Trump repeated the claim during a campaign rally in Hershey, Pennsylvania on Tuesday:

Few lawmakers have spoken out in opposition to the agreement. Rep. Alexandria Ocasio-Cortez (D-N.Y.), one of the most outspoken progressives in Congress, told reporters Tuesday that she is "leaning no" on the sweeping trade pact.

"I do also represent a working-class district," Ocasio-Cortez said, "and I certainly believe that a Democratic president would negotiate a better deal."

Sens. Bernie Sanders (I-Vt.) and Elizabeth Warren (D-Mass.), both leading contenders for the 2020 Democratic presidential nomination, are reportedly expected to oppose the agreement. The senators have been critical of the USMCA throughout the negotiation process, but neither has commented on the pact since the deal was announced Tuesday.

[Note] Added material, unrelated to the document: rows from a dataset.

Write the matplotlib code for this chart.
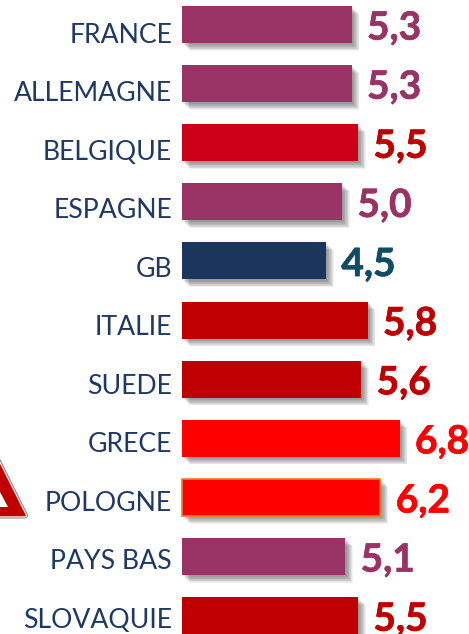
import matplotlib
matplotlib.use("Agg")
import matplotlib.pyplot as plt
import matplotlib.patheffects as pe
from matplotlib.patches import Polygon
from matplotlib.transforms import Affine2D

countries = ["FRANCE", "ALLEMAGNE", "BELGIQUE", "ESPAGNE", "GB", "ITALIE",
             "SUEDE", "GRECE", "POLOGNE", "PAYS BAS", "SLOVAQUIE"]
values = [5.3, 5.3, 5.5, 5.0, 4.5, 5.8, 5.6, 6.8, 6.2, 5.1, 5.5]
bar_colors = ["#993366", "#993366", "#CC0018", "#993366", "#1B365D", "#C00000",
              "#C00000", "#FF0000", "#FF0000", "#993366", "#C00000"]
value_colors = ["#993366", "#993366", "#C00000", "#993366", "#0F4C66", "#C00000",
                "#C00000", "#FF0000", "#FF0000", "#993366", "#C00000"]
edge_colors = ["none"] * 8 + ["#ED7D31"] + ["none"] * 2

W, H = 469, 634
fig = plt.figure(figsize=(W / 100, H / 100), dpi=100)
ax = fig.add_axes([0, 0, 1, 1])
ax.set_xlim(-182 / 32, (W - 182) / 32)
ax.set_ylim(10.31, -0.415)
ax.axis("off")

# soft drop shadow, stacked layers fake the blur
shadow = [pe.SimplePatchShadow(offset=(3.5 + d, -3.5 - d), shadow_rgbFace="#444444", alpha=0.07)
          for d in (-2.5, -2, -1.5, -1, -0.5, 0, 0.5, 1, 1.5, 2)]

for i, (c, v) in enumerate(zip(countries, values)):
    lw = 1.2 if edge_colors[i] != "none" else 0
    ax.barh(i, v, height=0.626, color=bar_colors[i], edgecolor=edge_colors[i], linewidth=lw,
            path_effects=shadow + [pe.Normal()], zorder=2)
    ax.text(-0.31, i + 0.178 - 0.01 * i, c, ha="right", va="center", color="#1F3864",
            fontsize=19.2, family="Lato")
    t = ax.text(v + 0.48, i + 0.06, f"{v:.1f}".replace(".", ","), ha="left", va="center",
                color=value_colors[i], fontsize=28, fontweight="bold", family="Lato")
    t.set_path_effects([pe.withStroke(linewidth=0.5, foreground=value_colors[i])])

# warning sign cut by the left edge, drawn in pixel coordinates
px = Affine2D().scale(1, -1).translate(0, H)
outer = [(-4, 457.5), (25, 515.5), (-30, 515.5)]
inner = [(0, 492), (8, 507), (-8, 507)]
for color, lw in [("#666666", 4.2), ("#FFFFFF", 3.0), ("#C00000", 1.2)]:
    fig.add_artist(Polygon(outer, closed=True, facecolor="#C00000", edgecolor=color, linewidth=lw,
                           joinstyle="round", transform=px))
fig.add_artist(Polygon(inner, closed=True, facecolor="#FFFFFF", edgecolor="none", transform=px))

fig.savefig("out.png", dpi=100)
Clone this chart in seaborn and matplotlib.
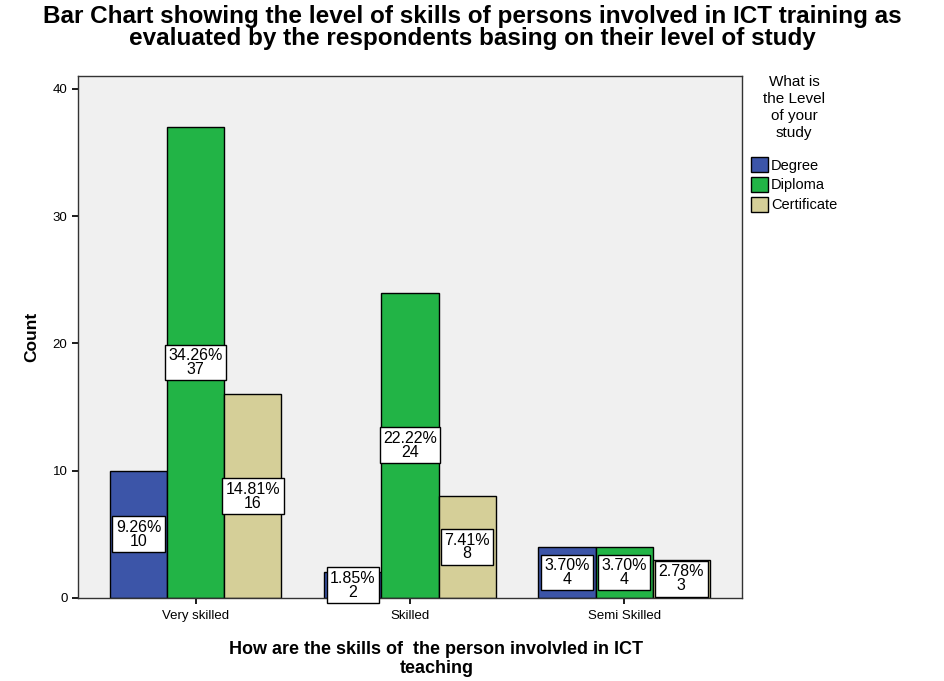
import matplotlib
matplotlib.use("Agg")
import matplotlib.pyplot as plt
import seaborn as sns
import pandas as pd

categories = ["Very skilled", "Skilled", "Semi Skilled"]
levels = ["Degree", "Diploma", "Certificate"]
degree = [10, 2, 4]
diploma = [37, 24, 4]
certificate = [16, 8, 3]
colors = ["#3C55A8", "#22B446", "#D5CF98"]

rows = []
for lvl, vals in zip(levels, [degree, diploma, certificate]):
    for c, v in zip(categories, vals):
        rows.append({"skill": c, "level": lvl, "count": v})
df = pd.DataFrame(rows)
total = sum(degree) + sum(diploma) + sum(certificate)

sns.set_theme(style="white")
plt.rcParams["font.family"] = ["Liberation Sans", "DejaVu Sans"]
plt.rcParams["text.color"] = "black"
plt.rcParams["axes.labelcolor"] = "black"
plt.rcParams["xtick.color"] = "black"
plt.rcParams["ytick.color"] = "black"

fig = plt.figure(figsize=(9.44, 6.81), dpi=100)
ax = fig.add_axes([0.0826, 0.122, 0.7034, 0.766])
ax.set_facecolor("#F0F0F0")

sns.barplot(data=df, x="skill", y="count", hue="level", order=categories,
            hue_order=levels, palette=colors, edgecolor="black", linewidth=1.0,
            saturation=1, width=0.8, ax=ax)

for cont in ax.containers:
    labs = [f"{b.get_height() / total * 100:.2f}%\n{int(b.get_height())}" for b in cont]
    ax.bar_label(cont, labels=labs, label_type="center", fontsize=11.5, linespacing=0.9,
                 bbox=dict(boxstyle="square,pad=0.22", facecolor="white", edgecolor="black", linewidth=1.0))

ax.set_xlim(-0.55, 2.55)
ax.set_ylim(0, 41)
ax.set_yticks([0, 10, 20, 30, 40])
ax.tick_params(axis="both", labelsize=9.5, length=4, color="black", direction="out", left=True, bottom=True)
ax.tick_params(axis="x", pad=5)
for s in ax.spines.values():
    s.set_color("#333333")
    s.set_linewidth(1.0)

ax.set_ylabel("Count", fontsize=12.5, fontweight="bold", labelpad=10)
ax.set_xlabel("How are the skills of  the person involvled in ICT\nteaching", fontsize=13,
              fontweight="bold", linespacing=1.15)
ax.xaxis.set_label_coords(0.54, -0.082, transform=ax.transAxes)
ax.xaxis.label.set_verticalalignment("top")

fig.suptitle("Bar Chart showing the level of skills of persons involved in ICT training as\n"
             "evaluated by the respondents basing on their level of study",
             fontsize=17.5, fontweight="bold", x=0.5, y=0.993, linespacing=0.95)

leg = ax.legend(title="What is\nthe Level\nof your\nstudy", loc="upper left",
                bbox_to_anchor=(1.0, 1.02), frameon=False, fontsize=10.5, title_fontsize=11,
                handlelength=1.2, handleheight=1.2, handletextpad=0.2, labelspacing=0.3,
                borderaxespad=0.2)
leg.get_title().set_multialignment("center")
leg.get_title().set_linespacing(1.3)
leg._legend_box.sep = 12

fig.savefig("out.png", dpi=100)
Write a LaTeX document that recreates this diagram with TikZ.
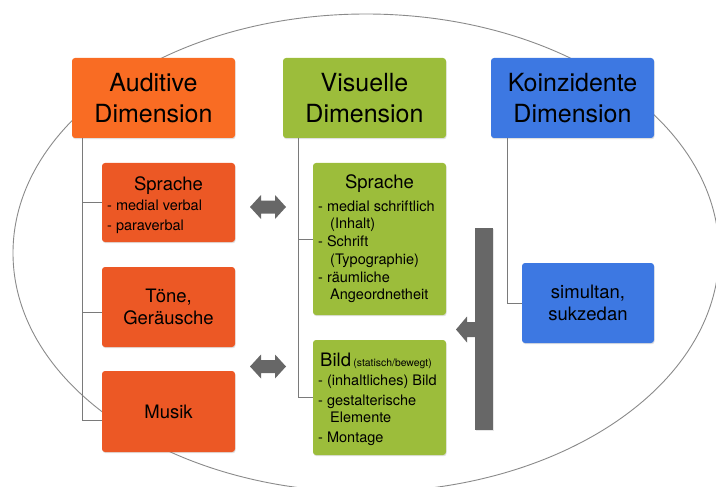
\documentclass[tikz,border=0pt]{standalone}
\usepackage{fontspec}
\setmainfont{TeX Gyre Heros}
\usetikzlibrary{shadows}
\definecolor{audtitle}{HTML}{F96C23}
\definecolor{audsub}{HTML}{EC5825}
\definecolor{vis}{HTML}{9CBD3B}
\definecolor{koi}{HTML}{3D78E2}
\definecolor{ring}{HTML}{8A8A8A}
\definecolor{branch}{HTML}{7A7A7A}
\definecolor{arrowgray}{HTML}{676767}

\begin{document}
\begin{tikzpicture}[x=1pt,y=-1pt,
  box/.style={rounded corners=3pt, inner sep=0pt, align=center,
    drop shadow={opacity=0.25, shadow xshift=0.6pt, shadow yshift=-1.2pt}},
  titlebox/.style={box, minimum width=163pt, minimum height=80pt,
    font=\fontsize{25}{31}\selectfont},
  subbox/.style={box, minimum width=133pt, font=\fontsize{18.5}{22}\selectfont},
  lst/.style={inner sep=0pt, anchor=base west, font=\fontsize{14.5}{18}\selectfont},
  head/.style={inner sep=0pt, anchor=base, font=\fontsize{18.5}{22}\selectfont},
  branchline/.style={draw=branch, line width=0.9pt},
  grayshape/.style={fill=arrowgray},
]
\useasboundingbox (0,0) rectangle (716,487);
\clip (0,0) rectangle (716,487);

% surrounding ellipse
\draw[ring, line width=0.9pt] (366,253) ellipse [x radius=353pt, y radius=239pt];

% dimension headers
\node[titlebox, fill=audtitle] (aud) at (153.5,98) {Auditive\\Dimension};
\node[titlebox, fill=vis] (vis) at (364.5,98) {Visuelle\\Dimension};
\node[titlebox, fill=koi] (koi) at (572.5,98) {Koinzidente\\Dimension};

% auditive items
\node[subbox, fill=audsub, minimum height=79pt] (asp) at (168.5,202.5) {};
\node[subbox, fill=audsub, minimum height=80pt] (ton) at (168.5,307) {Töne,\\Geräusche};
\node[subbox, fill=audsub, minimum height=81pt] (mus) at (168.5,411.5) {Musik};

% visual items
\node[subbox, fill=vis, minimum height=152pt] (vsp) at (379.5,239) {};
\node[subbox, fill=vis, minimum height=115pt] (bild) at (379.5,397.5) {};

% coincident item
\node[subbox, fill=koi, minimum width=132pt, minimum height=80pt] (sim) at (588,303) {simultan,\\sukzedan};

% texts of the auditive language box
\node[head] (asp-h) at (168.5,190) {Sprache};
\node[lst] (asp-1) at (107,211) {- medial verbal};
\node[lst] (asp-2) at (107,230) {- paraverbal};

% texts of the visual language box
\node[head] (vsp-h) at (379.5,189) {Sprache};
\node[lst] (vsp-1) at (318,211.5) {- medial schriftlich};
\node[lst] (vsp-1b) at (330,229) {(Inhalt)};
\node[lst] (vsp-2) at (318,246.5) {- Schrift};
\node[lst] (vsp-2b) at (330,264) {(Typographie)};
\node[lst] (vsp-3) at (318,282) {- räumliche};
\node[lst] (vsp-3b) at (330,299.5) {Angeordnetheit};

% texts of the image box
\node[lst] (bild-h) at (320,366) {{\fontsize{18.5}{22}\selectfont Bild}\,{\fontsize{10.4}{12}\selectfont(statisch/bewegt)}};
\node[lst] (bild-1) at (318,385.7) {- (inhaltliches) Bild};
\node[lst] (bild-2) at (318,405) {- gestalterische};
\node[lst] (bild-2b) at (330,422.7) {Elemente};
\node[lst] (bild-3) at (318,442.7) {- Montage};

% tree branches
\draw[branchline] ([xshift=11pt]aud.south west) |- (asp.west);
\draw[branchline] ([xshift=11pt]aud.south west) |- ([yshift=-5pt]ton.west);
\draw[branchline] ([xshift=11pt]aud.south west) |- ([yshift=-9pt]mus.west);
\draw[branchline] ([xshift=16pt]vis.south west) |- (vsp.west);
\draw[branchline] ([xshift=16pt]vis.south west) |- (bild.west);
\draw[branchline] ([xshift=17pt]koi.south west) |- (sim.west);

% double arrows between auditive and visual items
\coordinate (dA) at (268,207);
\coordinate (dB) at (268,366.5);
\foreach \c in {dA,dB}{
  \fill[grayshape] ([shift={(-18,0)}]\c) -- ++(11,-12) -- ++(0,5.5) -- ++(14,0)
    -- ++(0,-5.5) -- ++(11,12) -- ++(-11,12) -- ++(0,-5.5) -- ++(-14,0)
    -- ++(0,5.5) -- cycle;
}

% bar with arrow pointing to the visual items
\coordinate (barTop) at (475,228);
\coordinate (barTip) at (456,329.5);
\fill[grayshape, drop shadow={opacity=0.2, shadow xshift=0.6pt, shadow yshift=-1pt}]
  (barTop) rectangle ++(18,202);
\fill[grayshape] (barTip) -- ++(11,-13) -- ++(0,5.5) -- ++(9,0) -- ++(0,15)
  -- ++(-9,0) -- ++(0,5.5) -- cycle;
\end{tikzpicture}
\end{document}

"The NAFTA treaty that Trump renegotiated with Mexico will still allow companies like General Motors to send our jobs to Mexico," Sanders said during a rally in Michigan in April.

In a speech last November at American University in Washington, Warren said "Trump's deal won't stop the serious and ongoing harm NAFTA causes American workers."

"It won't stop outsourcing, it won't raise wages, and it won't create jobs," Warren added. "It's NAFTA 2.0."

In her assessment, Wallach said a key takeaway from the USMCA negotiations is that progressive concerns can no longer be ignored after years of corporate domination of trade talks.

But, she said, simply making NAFTA better is a low bar and "not the same as negotiating a truly progressive trade agreement from scratch."

USMCA, she concluded, "is not the template for future agreements, but establishes the floor from which we will continue to advocate for a new model of trade and globalization that puts people and the planet first."